Escena 2: Función de Fin de Curso. Los niños de 1º de Infantil,
disfrazados de enanitos de Blancanieves embelesan a padres (cámara en ristre) y
profesores con su interpretación magistral. Gran actuación. Aplausos y babeo
generalizado. Empieza el segundo baile. A ritmo de Summertime Blues, parejas de pequeños vaqueros marcan los pasos del
baile country con más o menos
estudiada precisión. También Susana, en su silla de ruedas automática, gira
hacia un lado y otro siguiendo el ritmo, perfectamente acompasada con su
pareja. A un padre se le va el zoom de la cámara de vídeo directamente a la
escena, y piensa: “Ésta sí que es una magnífica actuación.”
Escena 3: Último partido de la Liga de Minibasket Interescolar. El
equipo de 4º de Primaria se juega el primer puesto contra un potente rival;
ahora van segundos, y si ganan este partido ganan el Campeonato frente a otros
nueve colegios. Después de una hora de magnífico juego en la cancha, guiados
por la sabia disciplina de David (el único entrenador del torneo que no vocifera), y
emoción sufriente en la grada, el equipo gana por más
de 20 puntos. La alegría es incontenible. Todos han jugado fantásticamente,
Jaime, Pepe, Guzmán, Nacho, Íñigo, Borja… y Miriam, claro. Miriam tiene
Síndrome de Down y le encanta el baloncesto. Ha jugado todos los partidos del
campeonato (para eso se ha apuntado al equipo, para jugar) y, aunque no ha
metido ninguna canasta, ha sido esencial para que su equipo gane. Y no sólo al
baloncesto. Obvia decir que el resto de equipos -como sus respectivos colegios- no contaban entre sus seleccionados a ningún jugador con síndrome de Down. Es de suponer que por competitividad.

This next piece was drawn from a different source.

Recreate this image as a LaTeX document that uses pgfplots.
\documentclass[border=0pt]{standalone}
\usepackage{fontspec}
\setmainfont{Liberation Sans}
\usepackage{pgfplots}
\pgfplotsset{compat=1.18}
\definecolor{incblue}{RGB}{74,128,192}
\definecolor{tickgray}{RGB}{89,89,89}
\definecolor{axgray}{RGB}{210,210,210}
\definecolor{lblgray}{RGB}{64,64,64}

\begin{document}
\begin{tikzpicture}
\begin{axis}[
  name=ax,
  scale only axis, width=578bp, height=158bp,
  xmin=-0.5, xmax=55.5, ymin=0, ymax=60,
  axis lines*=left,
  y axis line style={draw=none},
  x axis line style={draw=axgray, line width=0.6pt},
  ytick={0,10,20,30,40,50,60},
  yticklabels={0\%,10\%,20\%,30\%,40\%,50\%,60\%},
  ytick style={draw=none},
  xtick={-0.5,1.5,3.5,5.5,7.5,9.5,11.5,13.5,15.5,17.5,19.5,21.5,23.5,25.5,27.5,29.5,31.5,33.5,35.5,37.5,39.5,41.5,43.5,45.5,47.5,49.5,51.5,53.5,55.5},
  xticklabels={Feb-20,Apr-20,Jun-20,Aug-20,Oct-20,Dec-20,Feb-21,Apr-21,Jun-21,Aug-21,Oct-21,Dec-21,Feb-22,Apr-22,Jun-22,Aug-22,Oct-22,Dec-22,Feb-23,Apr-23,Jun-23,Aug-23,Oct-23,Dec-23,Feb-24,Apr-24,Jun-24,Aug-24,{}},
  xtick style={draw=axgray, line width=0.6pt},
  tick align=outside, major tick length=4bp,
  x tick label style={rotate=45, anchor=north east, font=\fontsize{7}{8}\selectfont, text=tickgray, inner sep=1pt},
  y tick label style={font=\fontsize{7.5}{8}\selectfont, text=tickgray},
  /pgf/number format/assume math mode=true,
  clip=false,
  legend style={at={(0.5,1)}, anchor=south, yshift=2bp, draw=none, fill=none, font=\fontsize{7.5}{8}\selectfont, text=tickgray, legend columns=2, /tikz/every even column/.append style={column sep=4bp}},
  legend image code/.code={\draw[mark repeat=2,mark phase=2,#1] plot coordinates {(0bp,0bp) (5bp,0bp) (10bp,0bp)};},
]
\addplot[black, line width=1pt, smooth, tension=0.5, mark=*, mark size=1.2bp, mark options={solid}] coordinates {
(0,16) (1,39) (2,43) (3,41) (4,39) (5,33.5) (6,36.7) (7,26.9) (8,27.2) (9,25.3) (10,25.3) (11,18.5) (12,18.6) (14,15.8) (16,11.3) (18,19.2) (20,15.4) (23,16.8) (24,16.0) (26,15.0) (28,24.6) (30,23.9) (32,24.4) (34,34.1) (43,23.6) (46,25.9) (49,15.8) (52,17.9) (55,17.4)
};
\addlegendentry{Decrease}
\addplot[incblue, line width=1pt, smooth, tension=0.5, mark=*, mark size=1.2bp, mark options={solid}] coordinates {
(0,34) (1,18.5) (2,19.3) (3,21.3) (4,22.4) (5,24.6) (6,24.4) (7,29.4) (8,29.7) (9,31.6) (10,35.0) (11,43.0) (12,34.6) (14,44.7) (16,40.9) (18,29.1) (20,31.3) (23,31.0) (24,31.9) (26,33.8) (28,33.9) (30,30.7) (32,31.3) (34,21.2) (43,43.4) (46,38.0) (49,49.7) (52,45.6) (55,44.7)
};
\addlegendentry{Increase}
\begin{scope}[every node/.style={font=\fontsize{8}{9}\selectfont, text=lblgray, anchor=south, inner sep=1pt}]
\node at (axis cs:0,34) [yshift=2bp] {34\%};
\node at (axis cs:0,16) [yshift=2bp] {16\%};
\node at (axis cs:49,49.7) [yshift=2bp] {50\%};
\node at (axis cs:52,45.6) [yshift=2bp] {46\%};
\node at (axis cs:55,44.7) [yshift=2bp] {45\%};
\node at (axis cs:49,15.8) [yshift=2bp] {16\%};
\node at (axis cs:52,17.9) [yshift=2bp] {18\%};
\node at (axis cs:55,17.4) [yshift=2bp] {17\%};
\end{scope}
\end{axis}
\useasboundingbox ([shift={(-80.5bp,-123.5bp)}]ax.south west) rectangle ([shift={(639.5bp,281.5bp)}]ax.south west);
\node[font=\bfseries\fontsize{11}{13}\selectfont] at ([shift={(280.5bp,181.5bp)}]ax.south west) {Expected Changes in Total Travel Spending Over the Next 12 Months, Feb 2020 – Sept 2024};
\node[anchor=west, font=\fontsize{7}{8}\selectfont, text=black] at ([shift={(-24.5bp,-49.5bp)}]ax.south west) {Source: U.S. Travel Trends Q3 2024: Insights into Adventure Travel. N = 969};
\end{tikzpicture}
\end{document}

Escenas como estas se repiten cada fin de curso, y a lo largo de
todo el año, en el colegio de mis hijos. Y, la verdad, es un consuelo. Vivimos
tiempos difíciles para la educación -en su sentido más amplio- de nuestros hijos. No porque sean
especialmente complicados (los tiempos y los hijos), sino porque los hemos
hecho así. La publicidad te dice “Lo mejor o nada”, o “Nacido para ganar”; la
televisión te enseña a triunfar a cualquier precio (moral y económico); los
padres quieren ser vistos en coches grandes y caros, prosperar en sus trabajos como sea, ascender a
pesar de quien sea, ser más que los demás, ganar más que los demás; y que, sobre todo, se note. Y claro, los valores
que hoy les enseñamos a nuestros hijos (y que ellos ven en nosotros, su espejo)

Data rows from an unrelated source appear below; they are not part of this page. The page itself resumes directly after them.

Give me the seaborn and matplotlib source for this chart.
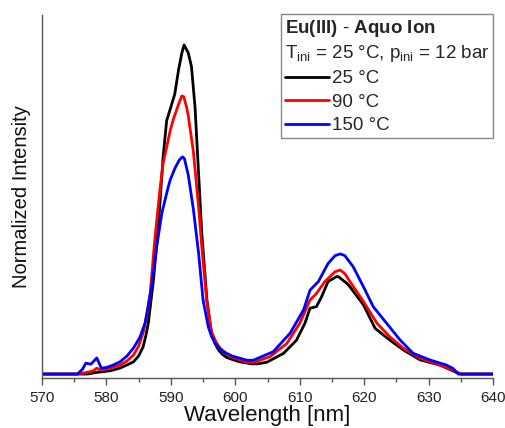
import numpy as np
import pandas as pd
import matplotlib
matplotlib.use("Agg")
import matplotlib.pyplot as plt
from matplotlib.ticker import MultipleLocator
import seaborn as sns

# ---- data ----
wl_25 = [570, 577, 578.5, 580.6, 582.1, 583.1, 584.2, 585.0, 585.7, 586.1, 586.5,
         586.9, 587.3, 588.05, 588.8, 589.35, 589.9, 590.6, 591.2, 591.7, 592.05,
         592.7, 593.2, 593.75, 594.3, 594.8, 595.6, 596.3, 596.8, 597.4, 598.0,
         598.7, 600.5, 602.5, 603.5, 604.9, 607.5, 609.5, 610.8, 611.6, 612.6,
         613.4, 614.4, 615.7, 616.0, 617.3, 617.8, 619.9, 621.7, 624.0, 626.1,
         628.7, 631.8, 634.3, 635, 640]
int_25 = [0, 0, 0.005, 0.010, 0.018, 0.027, 0.037, 0.055, 0.083, 0.115, 0.155,
          0.22, 0.286, 0.448, 0.66, 0.77, 0.805, 0.85, 0.925, 0.975, 1.0,
          0.976, 0.934, 0.812, 0.611, 0.428, 0.225, 0.125, 0.095, 0.073, 0.060,
          0.050, 0.038, 0.031, 0.031, 0.036, 0.063, 0.103, 0.154, 0.200, 0.205,
          0.235, 0.281, 0.296, 0.296, 0.276, 0.265, 0.21, 0.139, 0.103, 0.073,
          0.043, 0.027, 0.005, 0, 0]

wl_90 = [570, 575.5, 577.0, 578.0, 578.5, 579.0, 580.0, 582.1, 583.2, 584.2, 585.0,
         585.7, 586.3, 586.8, 587.5, 588.3, 588.8, 589.35, 589.9, 590.4, 591.2,
         591.7, 592.0, 592.45, 592.7, 593.5, 594.3, 594.8, 595.6, 596.3, 597.0,
         597.6, 599.2, 601.8, 602.8, 605.4, 608.0, 610.0, 611.6, 612.6, 613.9,
         615.5, 616.3, 617.0, 617.8, 619.9, 622.0, 624.0, 626.1, 628.7, 631.8,
         633.8, 635, 640]
int_90 = [0, 0, 0.005, 0.010, 0.018, 0.012, 0.015, 0.027, 0.040, 0.058, 0.085,
          0.125, 0.180, 0.246, 0.407, 0.56, 0.64, 0.69, 0.74, 0.775, 0.82,
          0.845, 0.843, 0.81, 0.785, 0.675, 0.509, 0.387, 0.216, 0.129, 0.098,
          0.079, 0.053, 0.036, 0.035, 0.053, 0.093, 0.154, 0.225, 0.245, 0.281,
          0.311, 0.316, 0.305, 0.281, 0.22, 0.154, 0.113, 0.078, 0.048, 0.027,
          0.012, 0, 0]

wl_150 = [570, 575.5, 576.3, 576.8, 577.6, 578.5, 579.2, 580.0, 581.0, 582.1, 583.2,
          584.2, 585.2, 586.0, 587.0, 587.8, 588.6, 589.6, 589.9, 590.65, 591.3,
          591.8, 592.1, 592.7, 593.5, 594.3, 595.0, 595.8, 596.3, 596.85, 598.1,
          599.5, 601.8, 602.8, 605.9, 608.5, 610.6, 611.6, 612.9, 614.4, 615.5,
          616.3, 617.0, 618.3, 619.9, 621.4, 623.5, 625.6, 627.6, 630.2, 632.8,
          633.8, 634.6, 640]
int_150 = [0, 0, 0.015, 0.033, 0.030, 0.049, 0.018, 0.020, 0.027, 0.037, 0.055,
           0.079, 0.112, 0.155, 0.265, 0.387, 0.489, 0.569, 0.59, 0.626, 0.65,
           0.66, 0.655, 0.605, 0.50, 0.368, 0.225, 0.144, 0.115, 0.094, 0.068,
           0.055, 0.042, 0.042, 0.068, 0.124, 0.195, 0.255, 0.281, 0.336, 0.360,
           0.365, 0.36, 0.326, 0.265, 0.205, 0.154, 0.103, 0.063, 0.043, 0.027,
           0.017, 0, 0]

series_labels = ["25 °C", "90 °C", "150 °C"]
series_colors = ["#000000", "#ff0000", "#0000ff"]
x_ticks = [570, 580, 590, 600, 610, 620, 630, 640]

frames = []
for lab, w, v in zip(series_labels, [wl_25, wl_90, wl_150], [int_25, int_90, int_150]):
    frames.append(pd.DataFrame({"wl": w, "val": v, "series": lab}))
df = pd.concat(frames, ignore_index=True)

sns.set_theme(style="ticks")
plt.rcParams["font.family"] = ["Liberation Sans", "DejaVu Sans"]
plt.rcParams["mathtext.fontset"] = "custom"
plt.rcParams["mathtext.rm"] = "Liberation Sans"
plt.rcParams["mathtext.it"] = "Liberation Sans:italic"
plt.rcParams["mathtext.bf"] = "Liberation Sans:bold"

fig = plt.figure(figsize=(5.05, 4.28), dpi=100)
ax = fig.add_axes([42 / 505, 50 / 428, 451 / 505, 363 / 428])

sns.lineplot(data=df, x="wl", y="val", hue="series", hue_order=series_labels,
             palette=dict(zip(series_labels, series_colors)), estimator=None,
             sort=False, linewidth=2.0, ax=ax, legend=False)

ax.set_xlim(570, 640)
ax.set_ylim(-0.012, 1.091)
ax.set_xticks(x_ticks)
ax.set_xticklabels([str(t) for t in x_ticks])
ax.xaxis.set_minor_locator(MultipleLocator(5))
ax.set_yticks([])

for s in ["top", "right"]:
    ax.spines[s].set_visible(False)
for s in ["left", "bottom"]:
    ax.spines[s].set_color("#555555")
    ax.spines[s].set_linewidth(1.0)

ax.tick_params(axis="x", which="major", direction="out", length=5, width=1,
               color="#555555", labelsize=11, pad=4, labelcolor="#222222")
ax.tick_params(axis="x", which="minor", direction="out", length=3, width=1,
               color="#555555")

ax.set_xlabel("Wavelength [nm]", fontsize=16, labelpad=0.5, color="#111111")
ax.set_ylabel("Normalized Intensity", fontsize=14.5, labelpad=8, color="#111111")

title = (r"$\mathbf{Eu(III)}$ - $\mathbf{Aquo\ Ion}$" + "\n"
         + r"T$_{\mathrm{ini}}$ = 25 °C, p$_{\mathrm{ini}}$ = 12 bar")
leg = ax.legend(handles=ax.lines[:3], labels=series_labels, title=title,
                loc="upper right", bbox_to_anchor=(1.0, 1.003), borderaxespad=0,
                fontsize=13.5, title_fontsize=13.5, alignment="left",
                frameon=True, fancybox=False, framealpha=1, edgecolor="#888888",
                handlelength=2.35, handletextpad=0.15, labelspacing=0.33,
                borderpad=0.2)
leg.get_frame().set_linewidth(1.0)
leg.get_title().set_linespacing(1.3)

fig.savefig("out.png", dpi=100)
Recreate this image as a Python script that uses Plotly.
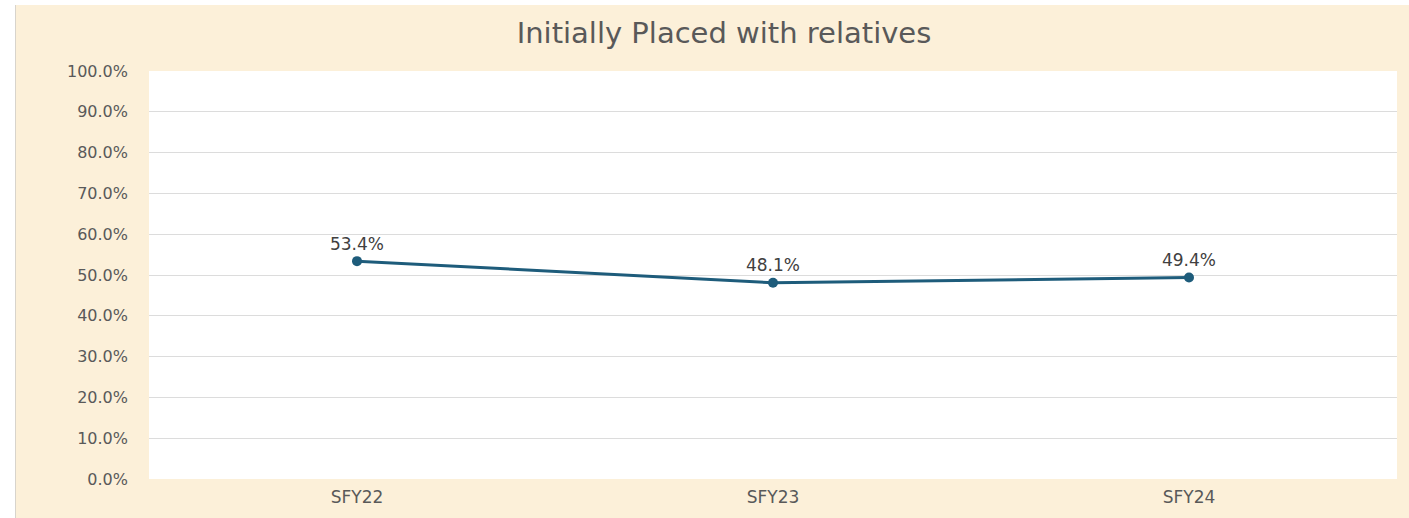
import plotly.graph_objects as go

categories = ["SFY22", "SFY23", "SFY24"]
values = [0.534, 0.481, 0.494]
value_labels = ["53.4%", "48.1%", "49.4%"]
y_ticks = [0, 0.1, 0.2, 0.3, 0.4, 0.5, 0.6, 0.7, 0.8, 0.9, 1.0]
y_tick_labels = ["0.0%", "10.0%", "20.0%", "30.0%", "40.0%", "50.0%",
                 "60.0%", "70.0%", "80.0%", "90.0%", "100.0%"]
title_text = "Initially Placed with relatives"

W, H = 1409, 518
L, R, T, B = 149, 12, 71, 39
pw, ph = W - L - R, H - T - B

def px_x(px):
    return (px - L) / pw

def px_y(py):
    return (H - B - py) / ph

line_color = "#1E5C7B"
text_color = "#595959"
font_family = "DejaVu Sans, Arial, sans-serif"

fig = go.Figure()
fig.add_trace(go.Scatter(
    x=categories, y=values,
    mode="lines+markers+text",
    line=dict(color=line_color, width=3),
    marker=dict(color=line_color, size=10),
    text=value_labels,
    textposition="top center",
    textfont=dict(family=font_family, size=17, color="#404040"),
    cliponaxis=False,
    showlegend=False,
))

shapes = [
    # white page strip on top and left
    dict(type="rect", xref="paper", yref="paper",
         x0=px_x(-5), x1=px_x(W + 5), y0=px_y(5), y1=px_y(-5),
         fillcolor="white", line=dict(width=0), layer="below"),
    dict(type="rect", xref="paper", yref="paper",
         x0=px_x(-5), x1=px_x(15), y0=px_y(H + 5), y1=px_y(-5),
         fillcolor="white", line=dict(width=0), layer="below"),
    dict(type="line", xref="paper", yref="paper",
         x0=px_x(15.5), x1=px_x(15.5), y0=px_y(H + 5), y1=px_y(5),
         line=dict(color="#D8D4CC", width=1), layer="below"),
]

fig.update_layout(
    width=W, height=H,
    margin=dict(l=L, r=R, t=T, b=B, autoexpand=False),
    paper_bgcolor="#FCF0D9",
    plot_bgcolor="white",
    shapes=shapes,
    title=dict(
        text=title_text,
        x=724 / W, xref="container", xanchor="center",
        y=1 - 33 / H, yref="container", yanchor="middle",
        font=dict(family=font_family, size=29, color=text_color),
    ),
    xaxis=dict(
        type="category",
        range=[-0.5, len(categories) - 0.5],
        showgrid=False, showline=False, zeroline=False,
        tickfont=dict(family=font_family, size=17, color=text_color),
        ticklabelstandoff=6,
    ),
    yaxis=dict(
        range=[0, 1],
        tickvals=y_ticks, ticktext=y_tick_labels,
        showgrid=True, gridcolor="#DCDCDC", gridwidth=1,
        zeroline=False, showline=False,
        tickfont=dict(family=font_family, size=16, color=text_color),
        ticklabelstandoff=20,
    ),
)

fig.write_html("out.html")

pasan por ser el número uno en todo, estudiar mucho hoy para ganar mucho dinero mañana,
aspirar a ser el mejor deportista del colegio, ganar medallas y premios de
estudio, ser cien por cien competitivo, adelantar a los demás, aunque sea pasando por
encima; buscar la excelencia a toda costa… en definitiva, ser el mejor. Porque si no, no hay futuro.
Afortunadamente todavía hay quien piensa que es preferible enseñarles
a “ser mejor” y no tanto a “ser el
mejor”. Ayudar al que se queda atrás, apreciar por encima de las diferencias, celebrar
el esfuerzo más que el logro, integrar al que es especial ("no somos discapacitados, simplemente tenemos capacidades distintas"). Y por supuesto,
estudiar, y sacar buenas notas, y saber idiomas, sí, y labrarse un futuro de éxito
(aqunque habría que definir primero el concepto ‘éxito’). Pero estamos en unas edades en las que
hay que priorizar: crear grandes personajes o hacer buenas personas; ir siempre
por delante, o pararse a animar al que se queda atrás; perseguir la excelencia
académica o buscar la excelencia educativa.
Lo dijo
Beethoven: “El único símbolo de superioridad que conozco es la bondad”. Hay
colegios que lo tienen muy claro. Colegios como el Sagrado Corazón de
Chamartín y otros cuantos más (no muchos) en los que hay alumnos de integración en cada clase (Down, autismo,
parálisis física, deformaciones, retraso), que comparten aula, juegos, deportes y
cumpleaños con sus compañeros, y que son tratados por éstos con respeto, cariño
y comprensión; y también con normalidad. Que les ayudan, les apoyan y les hacen
sentirse queridos (“No os podéis imaginar cómo agradezco a toda la clase lo
bien que se han portado con Íñigo” dijo emocionada la madre de Íñigo, autista,
a los padres de Pablo tras dos años de compartir clase). Colegios que, además
de formar excelentes estudiantes, forman excelentes personas. Algo que, seguro,
se notará el día de mañana. Dios sabe cuánto lo estamos necesitando.